Et vlan ! Les Poètes jaillissent à l’improviste ! D’où sortent-ils, ceux-là ? De quels cocktails mondains ? De quels vernissages subventionnés ? De nulle part et de partout à la fois, mais ils existent. Vous les aviez oubliés (vos services sont vraiment incompétents) ; vous avez fait l’impasse sur leur rééducation aux normes culturelles républicaines en vigueur. Mais seriez-vous parvenue à les acheter, cher, à les torturer minables dépressifs je me tais je m’alcoolise sous la pression normative ? Tout cela a été tenté, en vain.
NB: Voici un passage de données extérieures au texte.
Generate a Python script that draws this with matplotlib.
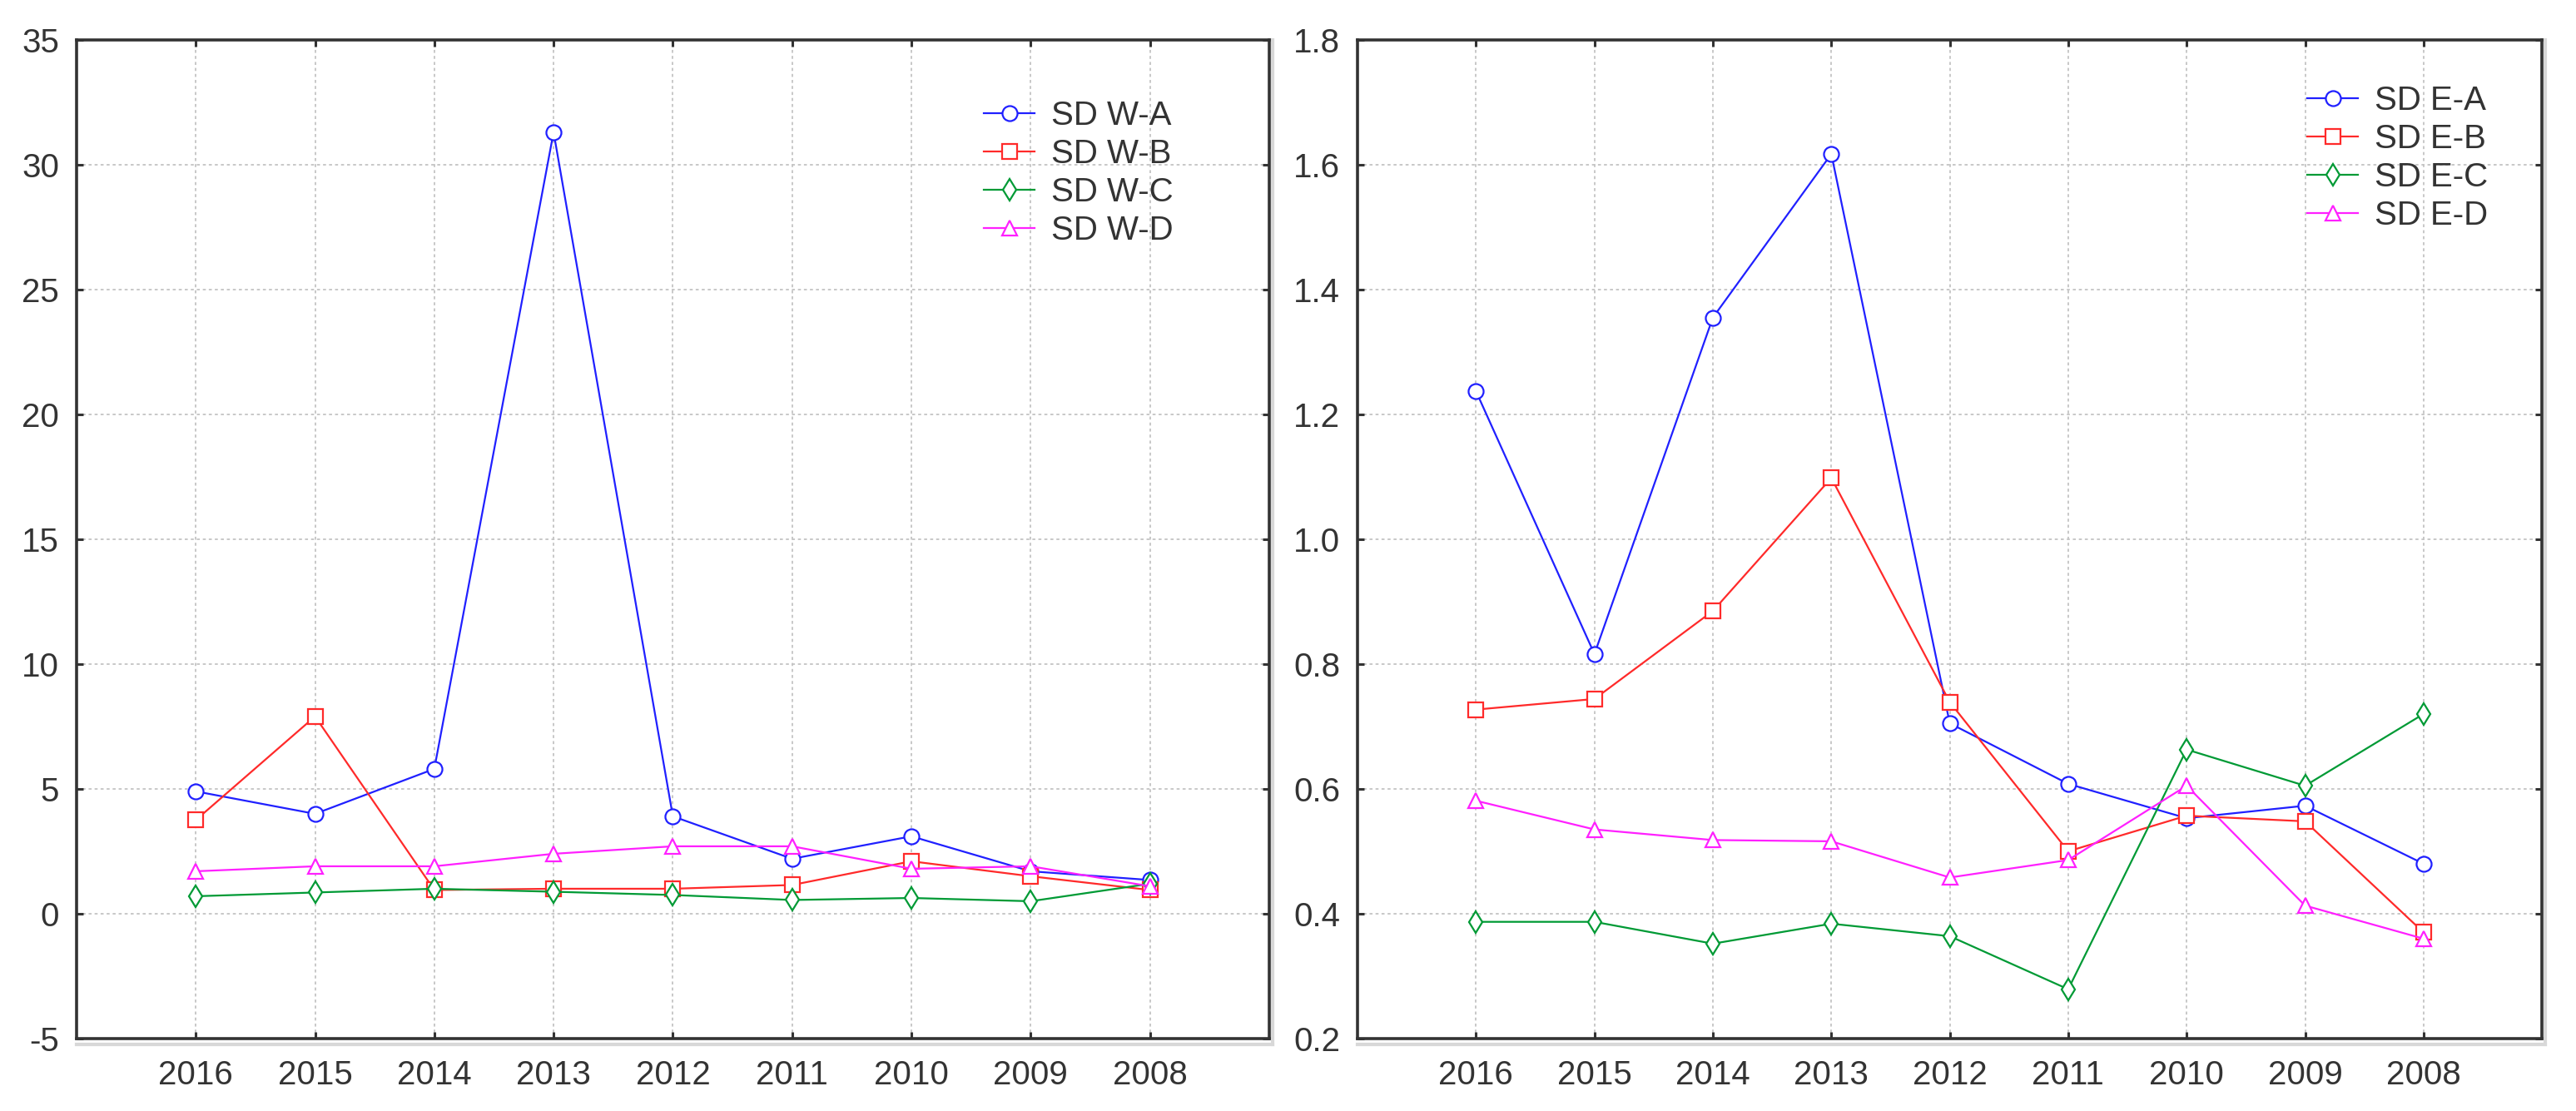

Au final, vous avez vos propres fèces sous le nez violemment renvoyés à leur tube digestif d’origine. Beurk !

 

Oui, c’est la guerre : l’Art entre en guerre contre la République bananière des lécheurs de bottes franquistes ou de royales babouches chérifiennes !

 

Et ce connard de Platon qui voulait évincer, interdire de séjour les Poètes dans sa cité idéale, tout de suite, pour de bon, une fois pour toutes, nous lui disons, Nous, les Poètes, un retentissant mot de Cambronne plombé, dopé, sublimé d’un R rageur supplémentaire : eh, MERDRE !

 

Sur cette pirouette jarryesque, me lassant vite des politesses, je prends momentanément congé de vous, Madame ; seulement congé, car à l’appel des brigades garibaldiennes des arts et lettres, je reste vigilante, et, fusil d’assaut épaulé langue pointée, je vous garde dans ma ligne de mire… Si la formule devait vous inquiéter, n’hésitez pas à inviter les RG à filer… la métaphore.

 

L’Art vous fait peur, n’est-ce pas, despotes ? C’est normal. L’art véritable est l’antidote à la servilité.

 

Avec mon respect, hypocrite, cela va sans dire, veuillez agréer, Madame le Ministre, mes sentiments les plus délétères, et recevoir mes vœux les plus éphémères pour la suite de vos fonctions ministérielles.